Li esta manhã, em que, enevoado como a rua, fui a grua de mim mesmo para me soerguer e enfrentar as obrigações minhas e os deveres para com os outros, sem tempo para ler ou para pensar salvo no óbvio, que hoje era um qualquer aniversário do Teixeira de Pascoaes. Agora confirmei que era o da morte, que aconteceu a 14 de Dezembro de 1952. Como não dá data certa vai haver escasso fogo de artifício necrófilo. Comemorar uma morte é, aliás, tão ridículo como celebrá-la com champanhe, os vivos contentes pelo passamento daquele.
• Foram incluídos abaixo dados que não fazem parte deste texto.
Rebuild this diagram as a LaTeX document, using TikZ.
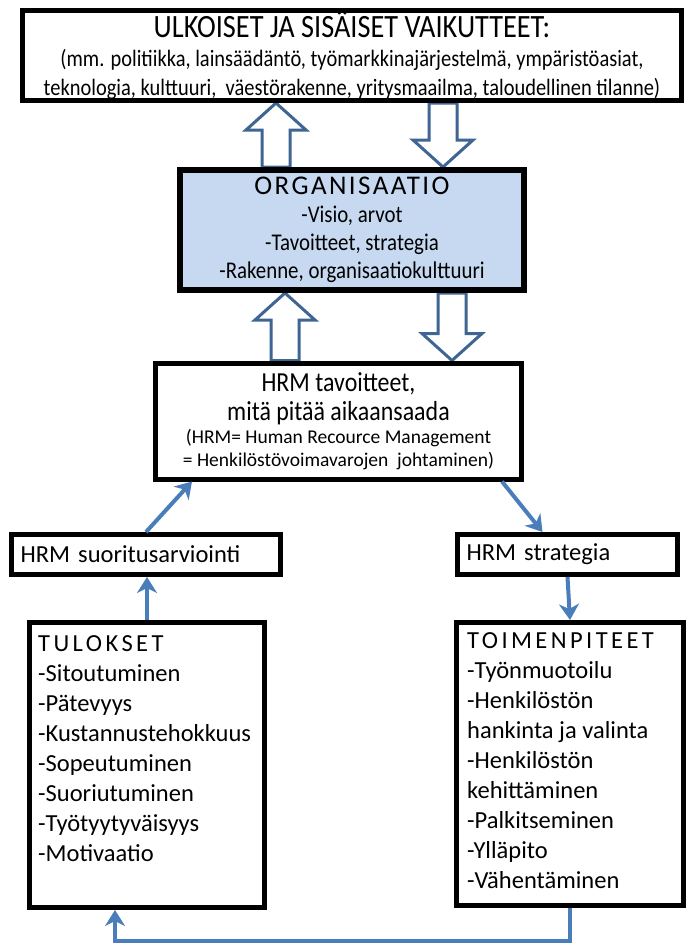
\documentclass[tikz,border=0pt]{standalone}
\usepackage{fontspec}
\setmainfont{Carlito}
\newfontfamily\narrowfont{Carlito}[FakeStretch=0.87]
\newfontfamily\spacedfont{Carlito}[LetterSpace=14]
\newfontfamily\orgfont{Carlito}[LetterSpace=9]
\usetikzlibrary{arrows.meta, positioning, calc}
\definecolor{orgblue}{HTML}{C6D9F1}
\definecolor{linkblue}{HTML}{4A7EBB}
\definecolor{hollowblue}{HTML}{3F6592}
\pgfdeclarelayer{background}
\pgfsetlayers{background,main}
\newcommand\hrmsmall{\normalfont\fontsize{19.5}{22}\selectfont}

% hollow block arrow from tail #1 to tip #2 (vertical)
\newcommand\blockarrow[2]{%
  \draw[hollow] let \p1=(#1), \p2=(#2), \n1={sign(\y2-\y1)} in
    (\x1-14pt,\y1) -- (\x1-14pt,\y2-\n1*27pt) -- (\x1-30pt,\y2-\n1*27pt)
    -- (\x1,\y2) -- (\x1+30pt,\y2-\n1*27pt) -- (\x1+14pt,\y2-\n1*27pt)
    -- (\x1+14pt,\y1) -- cycle;}

\begin{document}
\begin{tikzpicture}[x=1pt, y=-1pt,
  box/.style={draw=black, line width=5pt, fill=white, inner sep=0pt},
  hollow/.style={draw=hollowblue, fill=white, line width=3pt, line join=miter},
  link/.style={draw=linkblue, line width=4pt, line join=miter,
    -{Stealth[length=16pt, width=20pt, inset=5pt]}}]
\useasboundingbox (0,0) rectangle (686,946);
% top: influences
\node[box, minimum width=659, minimum height=90, align=center,
  font=\narrowfont\fontsize{23.5}{29}\selectfont]
  (vaik) at (352,55.5) {\fontsize{32.5}{30}\selectfont ULKOISET JA SISÄISET VAIKUTTEET:\\
  (mm. politiikka, lainsäädäntö, työmarkkinajärjestelmä, ympäristöasiat,\\
  teknologia, kulttuuri, \ väestörakenne, yritysmaailma, taloudellinen tilanne)};
% organisation
\node[box, line width=6pt, fill=orgblue, minimum width=344, minimum height=120, align=center,
  font=\narrowfont\fontsize{24}{28}\selectfont]
  (org) at (352,230) {\orgfont\fontsize{27}{28}\selectfont ORGANISAATIO\\
  -Visio, arvot\\
  -Tavoitteet, strategia\\
  -Rakenne, organisaatiokulttuuri};
% HRM goals
\node[box, minimum width=366, minimum height=116, align=center,
  font=\narrowfont\fontsize{27.5}{29}\selectfont]
  (hrm) at (338.5,421) {HRM tavoitteet,\\
  mitä pitää aikaansaada\\[-6pt]
  \hrmsmall (HRM= Human Recource Management\\[-6pt]
  \hrmsmall = Henkilöstövoimavarojen \ johtaminen)};
% middle row
\node[box, minimum height=40, inner xsep=9pt, text width=251pt, align=left,
  font=\fontsize{24.5}{30}\selectfont] (suor) at (146,554.5) {HRM suoritusarviointi};
\node[box, minimum height=40, inner xsep=9pt, text width=202pt, align=left,
  font=\fontsize{24.5}{30}\selectfont] (strat) at (567.5,554.5) {HRM strategia};
% bottom row
\node[box, minimum width=235, minimum height=285, anchor=north west] (tulos) at (27,620) {};
\node[anchor=north west, inner sep=0pt, align=left, font=\fontsize{24.5}{30}\selectfont]
  (tulostxt) at ($(tulos.north west)+(11,15)$) {\spacedfont TULOKSET\\
  -Sitoutuminen\\-Pätevyys\\-Kustannustehokkuus\\-Sopeutuminen\\
  -Suoriutuminen\\-Työtyytyväisyys\\-Motivaatio};
\node[box, minimum width=227, minimum height=283, anchor=north west] (toim) at (454,620) {};
\node[anchor=north west, inner sep=0pt, align=left, font=\fontsize{24.5}{30}\selectfont]
  (toimtxt) at ($(toim.north west)+(13,12)$) {\spacedfont TOIMENPITEET\\
  -Työnmuotoilu\\-Henkilöstön\\hankinta ja valinta\\-Henkilöstön\\kehittäminen\\
  -Palkitseminen\\-Ylläpito\\-Vähentäminen};
% hollow arrows
\coordinate (up1) at ($(org.north)+(-76,0)$);
\coordinate (dn1) at ($(vaik.south)+(91,0)$);
\coordinate (up2) at ($(org.south)+(-67,0)$);
\coordinate (dn2) at ($(org.south)+(100,0)$);
\begin{pgfonlayer}{background}
\fill[white] (0,0) rectangle (686,946);
\blockarrow{up1}{up1 |- vaik.south}
\blockarrow{dn1}{dn1 |- org.north}
\blockarrow{up2 |- hrm.north}{up2}
\blockarrow{dn2}{dn2 |- hrm.north}
\end{pgfonlayer}
% connectors
\draw[link] (tulos.north) -- (tulos.north |- suor.south);
\draw[link] (suor.north) -- ($(hrm.south west)+(39,0)$);
\draw[link] ($(hrm.south east)+(-22,0)$) -- ($(strat.north)+(-25,0)$);
\draw[link] (strat.south) -- (toim.north);
\draw[link] (toim.south) -- ++(0,33) -| ($(tulos.south)+(-32,0)$);
\end{tikzpicture}
\end{document}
Advogado de profissão, com banca exígua na Rua das Taipas, no Porto em 1906, dele se disse, como se numa síntese que resumisse assim sua vida, «em conclusão, o poeta venceu o advogado, adoecendo, ou tirando forças da fraqueza».
E assim foi. Fui reunindo dele a obra, assomei aos portões da sua casa em Amarante quando por ali procurava para um livro inacabado o Amadeu Sousa-Cardozo. Está comigo como presença e possibilidade.
Cedo se lhe foi vincando no rosto a caveira simbólica que anuncia aos vivos que a Morte é dona já daquele corpo. A alma, essa, brilhava-lhe, como uma luz reflexa, e por isso escreveu que «a vida é uma queda energia brutal, sorriso que ficou da gargalhada, relefexo de um incêndio longínquo» e por isso também no cemitério de Gatão, irmanado com a Natureza que é Mãe, ele jaz, ou o que dele resta, sob o epitáfio: «apagado de tanta luz que deu, frio que tanto calor que derramou».
Falta a memória. Nesta tarde que finda e em que a noite já começou, olho, juntos na estante, os livros que nos deu. Preparo-me para o dia em que ao lê-los sentir que o acaso me levou a isso, anunciando-se, como num sorriso, a ironia da minha hora.